Repeat the data word for word. Do not include the pictures.
::::::::::
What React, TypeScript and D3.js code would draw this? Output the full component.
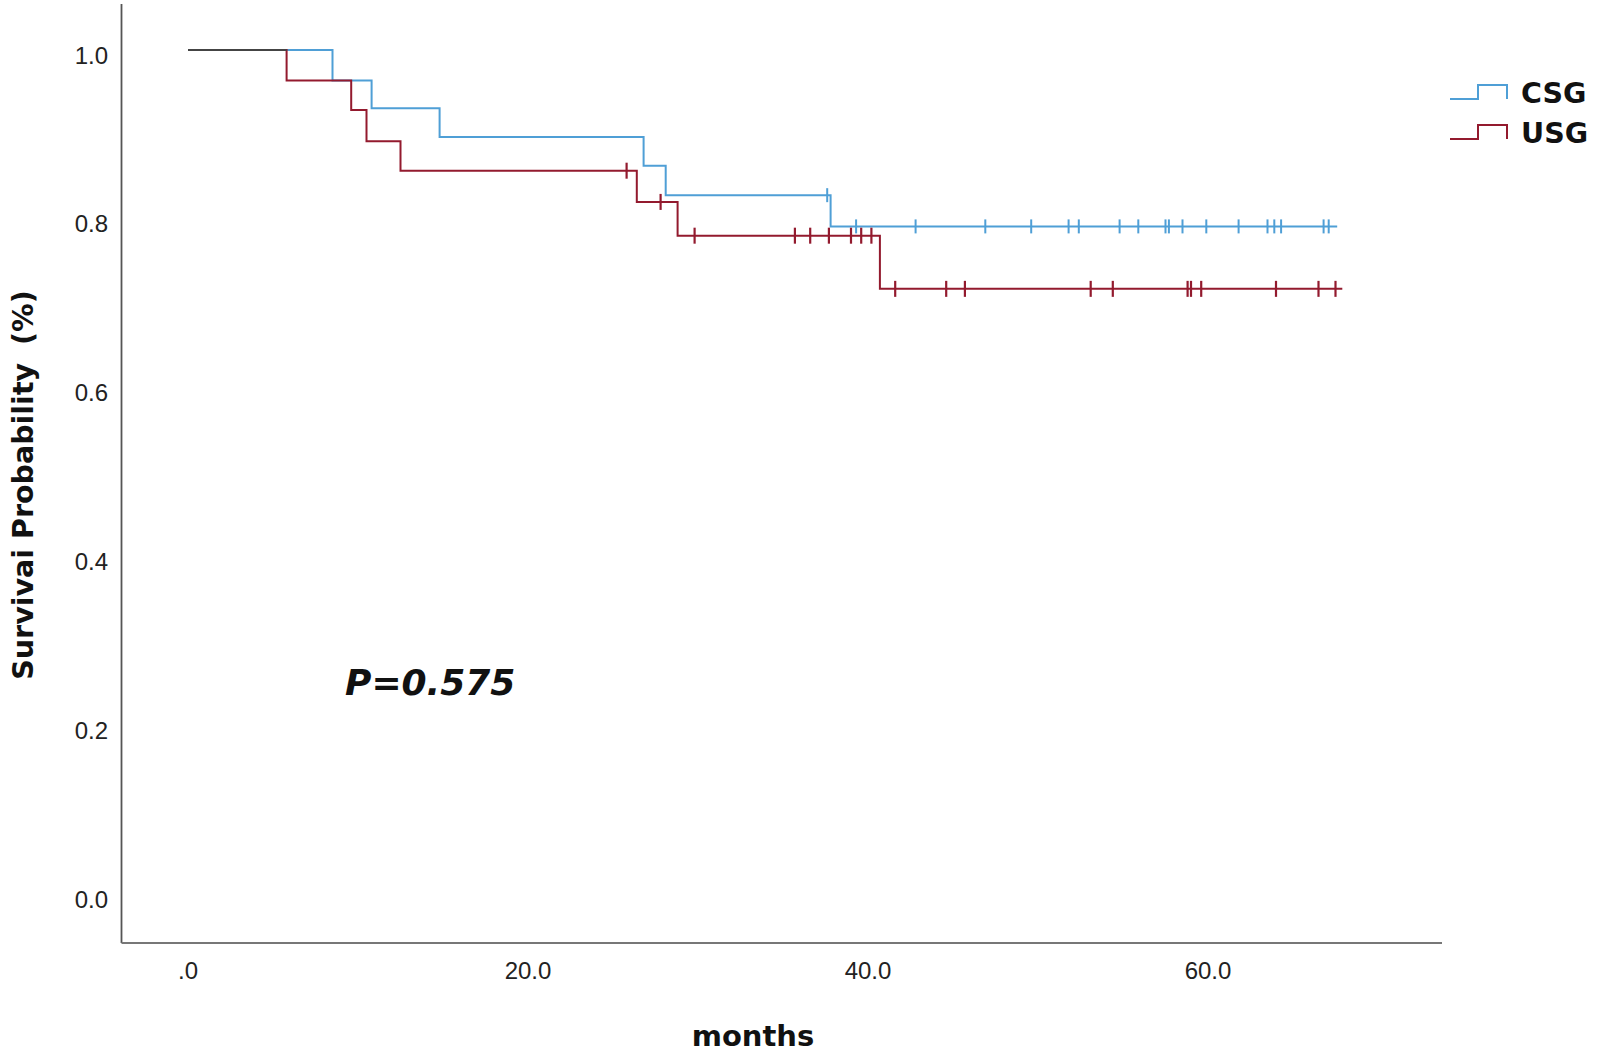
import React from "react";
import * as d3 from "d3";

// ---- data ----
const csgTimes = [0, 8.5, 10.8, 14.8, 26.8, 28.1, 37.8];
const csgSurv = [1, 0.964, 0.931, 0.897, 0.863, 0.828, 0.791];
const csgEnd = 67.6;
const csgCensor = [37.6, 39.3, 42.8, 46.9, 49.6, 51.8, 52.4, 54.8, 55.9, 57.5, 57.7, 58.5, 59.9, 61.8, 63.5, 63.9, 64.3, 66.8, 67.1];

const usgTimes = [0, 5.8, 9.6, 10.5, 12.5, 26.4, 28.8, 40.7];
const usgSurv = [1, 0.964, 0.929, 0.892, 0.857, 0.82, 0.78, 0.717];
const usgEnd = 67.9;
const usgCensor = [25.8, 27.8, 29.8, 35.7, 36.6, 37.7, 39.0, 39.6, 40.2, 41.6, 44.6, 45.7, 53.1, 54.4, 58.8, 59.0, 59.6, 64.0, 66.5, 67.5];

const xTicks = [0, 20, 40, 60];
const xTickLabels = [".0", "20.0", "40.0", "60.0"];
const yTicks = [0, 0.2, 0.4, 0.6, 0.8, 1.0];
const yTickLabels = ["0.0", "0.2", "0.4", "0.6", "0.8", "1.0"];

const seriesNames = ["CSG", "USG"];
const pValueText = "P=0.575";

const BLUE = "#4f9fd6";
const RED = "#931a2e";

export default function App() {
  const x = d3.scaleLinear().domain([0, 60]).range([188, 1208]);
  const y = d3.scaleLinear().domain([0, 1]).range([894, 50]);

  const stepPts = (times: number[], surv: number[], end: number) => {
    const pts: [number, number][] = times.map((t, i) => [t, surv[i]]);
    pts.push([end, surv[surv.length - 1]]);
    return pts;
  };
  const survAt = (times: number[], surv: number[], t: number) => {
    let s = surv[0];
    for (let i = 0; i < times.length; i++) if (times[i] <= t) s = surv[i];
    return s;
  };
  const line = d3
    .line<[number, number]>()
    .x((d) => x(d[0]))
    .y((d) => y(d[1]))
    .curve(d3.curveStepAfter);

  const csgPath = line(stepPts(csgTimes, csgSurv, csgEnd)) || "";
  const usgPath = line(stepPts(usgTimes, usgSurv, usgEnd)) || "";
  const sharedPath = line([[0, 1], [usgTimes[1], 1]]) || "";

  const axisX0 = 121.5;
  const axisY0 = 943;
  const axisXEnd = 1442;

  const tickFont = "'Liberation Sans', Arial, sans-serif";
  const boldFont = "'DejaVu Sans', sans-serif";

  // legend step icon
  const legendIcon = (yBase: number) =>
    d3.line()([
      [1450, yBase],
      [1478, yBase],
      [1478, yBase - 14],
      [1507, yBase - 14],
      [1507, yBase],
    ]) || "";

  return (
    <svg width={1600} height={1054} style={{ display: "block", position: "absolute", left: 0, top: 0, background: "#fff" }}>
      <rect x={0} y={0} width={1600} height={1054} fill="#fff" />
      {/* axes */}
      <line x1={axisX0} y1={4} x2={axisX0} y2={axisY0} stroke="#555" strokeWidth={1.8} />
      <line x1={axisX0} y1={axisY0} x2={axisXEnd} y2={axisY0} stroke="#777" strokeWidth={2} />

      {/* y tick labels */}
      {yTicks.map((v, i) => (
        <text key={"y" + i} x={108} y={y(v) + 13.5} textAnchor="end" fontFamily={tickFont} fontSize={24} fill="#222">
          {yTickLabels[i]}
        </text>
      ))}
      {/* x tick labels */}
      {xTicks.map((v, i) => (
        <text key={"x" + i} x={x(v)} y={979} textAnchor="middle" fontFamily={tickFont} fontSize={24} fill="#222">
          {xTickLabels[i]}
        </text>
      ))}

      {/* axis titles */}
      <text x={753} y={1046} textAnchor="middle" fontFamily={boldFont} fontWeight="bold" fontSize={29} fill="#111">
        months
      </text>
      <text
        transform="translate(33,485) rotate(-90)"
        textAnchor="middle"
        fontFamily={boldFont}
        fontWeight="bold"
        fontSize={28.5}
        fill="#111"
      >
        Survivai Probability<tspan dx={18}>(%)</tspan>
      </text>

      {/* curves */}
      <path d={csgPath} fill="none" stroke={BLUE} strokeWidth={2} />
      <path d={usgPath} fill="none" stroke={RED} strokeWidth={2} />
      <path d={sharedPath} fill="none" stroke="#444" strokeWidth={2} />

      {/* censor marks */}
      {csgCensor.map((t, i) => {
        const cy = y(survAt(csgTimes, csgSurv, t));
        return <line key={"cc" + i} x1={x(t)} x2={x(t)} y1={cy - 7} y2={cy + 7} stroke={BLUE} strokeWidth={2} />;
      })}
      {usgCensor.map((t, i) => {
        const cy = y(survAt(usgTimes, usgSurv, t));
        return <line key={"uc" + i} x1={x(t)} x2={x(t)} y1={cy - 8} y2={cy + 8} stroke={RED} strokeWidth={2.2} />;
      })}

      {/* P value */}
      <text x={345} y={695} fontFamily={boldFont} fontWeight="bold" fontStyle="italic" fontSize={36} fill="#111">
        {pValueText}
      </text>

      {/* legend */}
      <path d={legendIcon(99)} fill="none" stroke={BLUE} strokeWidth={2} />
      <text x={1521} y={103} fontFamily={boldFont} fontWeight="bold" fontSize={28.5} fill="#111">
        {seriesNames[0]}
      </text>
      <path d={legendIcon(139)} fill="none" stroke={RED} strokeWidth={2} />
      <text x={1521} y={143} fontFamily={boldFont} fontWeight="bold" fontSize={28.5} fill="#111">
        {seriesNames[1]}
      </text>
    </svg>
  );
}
::::::::::
Full answer »
What React, TypeScript and D3.js code would draw this? Output the full component.
import React from "react";
import * as d3 from "d3";

// ---- data ----
const csgTimes = [0, 8.5, 10.8, 14.8, 26.8, 28.1, 37.8];
const csgSurv = [1, 0.964, 0.931, 0.897, 0.863, 0.828, 0.791];
const csgEnd = 67.6;
const csgCensor = [37.6, 39.3, 42.8, 46.9, 49.6, 51.8, 52.4, 54.8, 55.9, 57.5, 57.7, 58.5, 59.9, 61.8, 63.5, 63.9, 64.3, 66.8, 67.1];

const usgTimes = [0, 5.8, 9.6, 10.5, 12.5, 26.4, 28.8, 40.7];
const usgSurv = [1, 0.964, 0.929, 0.892, 0.857, 0.82, 0.78, 0.717];
const usgEnd = 67.9;
const usgCensor = [25.8, 27.8, 29.8, 35.7, 36.6, 37.7, 39.0, 39.6, 40.2, 41.6, 44.6, 45.7, 53.1, 54.4, 58.8, 59.0, 59.6, 64.0, 66.5, 67.5];

const xTicks = [0, 20, 40, 60];
const xTickLabels = [".0", "20.0", "40.0", "60.0"];
const yTicks = [0, 0.2, 0.4, 0.6, 0.8, 1.0];
const yTickLabels = ["0.0", "0.2", "0.4", "0.6", "0.8", "1.0"];

const seriesNames = ["CSG", "USG"];
const pValueText = "P=0.575";

const BLUE = "#4f9fd6";
const RED = "#931a2e";

export default function App() {
  const x = d3.scaleLinear().domain([0, 60]).range([188, 1208]);
  const y = d3.scaleLinear().domain([0, 1]).range([894, 50]);

  const stepPts = (times: number[], surv: number[], end: number) => {
    const pts: [number, number][] = times.map((t, i) => [t, surv[i]]);
    pts.push([end, surv[surv.length - 1]]);
    return pts;
  };
  const survAt = (times: number[], surv: number[], t: number) => {
    let s = surv[0];
    for (let i = 0; i < times.length; i++) if (times[i] <= t) s = surv[i];
    return s;
  };
  const line = d3
    .line<[number, number]>()
    .x((d) => x(d[0]))
    .y((d) => y(d[1]))
    .curve(d3.curveStepAfter);

  const csgPath = line(stepPts(csgTimes, csgSurv, csgEnd)) || "";
  const usgPath = line(stepPts(usgTimes, usgSurv, usgEnd)) || "";
  const sharedPath = line([[0, 1], [usgTimes[1], 1]]) || "";

  const axisX0 = 121.5;
  const axisY0 = 943;
  const axisXEnd = 1442;

  const tickFont = "'Liberation Sans', Arial, sans-serif";
  const boldFont = "'DejaVu Sans', sans-serif";

  // legend step icon
  const legendIcon = (yBase: number) =>
    d3.line()([
      [1450, yBase],
      [1478, yBase],
      [1478, yBase - 14],
      [1507, yBase - 14],
      [1507, yBase],
    ]) || "";

  return (
    <svg width={1600} height={1054} style={{ display: "block", position: "absolute", left: 0, top: 0, background: "#fff" }}>
      <rect x={0} y={0} width={1600} height={1054} fill="#fff" />
      {/* axes */}
      <line x1={axisX0} y1={4} x2={axisX0} y2={axisY0} stroke="#555" strokeWidth={1.8} />
      <line x1={axisX0} y1={axisY0} x2={axisXEnd} y2={axisY0} stroke="#777" strokeWidth={2} />

      {/* y tick labels */}
      {yTicks.map((v, i) => (
        <text key={"y" + i} x={108} y={y(v) + 13.5} textAnchor="end" fontFamily={tickFont} fontSize={24} fill="#222">
          {yTickLabels[i]}
        </text>
      ))}
      {/* x tick labels */}
      {xTicks.map((v, i) => (
        <text key={"x" + i} x={x(v)} y={979} textAnchor="middle" fontFamily={tickFont} fontSize={24} fill="#222">
          {xTickLabels[i]}
        </text>
      ))}

      {/* axis titles */}
      <text x={753} y={1046} textAnchor="middle" fontFamily={boldFont} fontWeight="bold" fontSize={29} fill="#111">
        months
      </text>
      <text
        transform="translate(33,485) rotate(-90)"
        textAnchor="middle"
        fontFamily={boldFont}
        fontWeight="bold"
        fontSize={28.5}
        fill="#111"
      >
        Survivai Probability<tspan dx={18}>(%)</tspan>
      </text>

      {/* curves */}
      <path d={csgPath} fill="none" stroke={BLUE} strokeWidth={2} />
      <path d={usgPath} fill="none" stroke={RED} strokeWidth={2} />
      <path d={sharedPath} fill="none" stroke="#444" strokeWidth={2} />

      {/* censor marks */}
      {csgCensor.map((t, i) => {
        const cy = y(survAt(csgTimes, csgSurv, t));
        return <line key={"cc" + i} x1={x(t)} x2={x(t)} y1={cy - 7} y2={cy + 7} stroke={BLUE} strokeWidth={2} />;
      })}
      {usgCensor.map((t, i) => {
        const cy = y(survAt(usgTimes, usgSurv, t));
        return <line key={"uc" + i} x1={x(t)} x2={x(t)} y1={cy - 8} y2={cy + 8} stroke={RED} strokeWidth={2.2} />;
      })}

      {/* P value */}
      <text x={345} y={695} fontFamily={boldFont} fontWeight="bold" fontStyle="italic" fontSize={36} fill="#111">
        {pValueText}
      </text>

      {/* legend */}
      <path d={legendIcon(99)} fill="none" stroke={BLUE} strokeWidth={2} />
      <text x={1521} y={103} fontFamily={boldFont} fontWeight="bold" fontSize={28.5} fill="#111">
        {seriesNames[0]}
      </text>
      <path d={legendIcon(139)} fill="none" stroke={RED} strokeWidth={2} />
      <text x={1521} y={143} fontFamily={boldFont} fontWeight="bold" fontSize={28.5} fill="#111">
        {seriesNames[1]}
      </text>
    </svg>
  );
}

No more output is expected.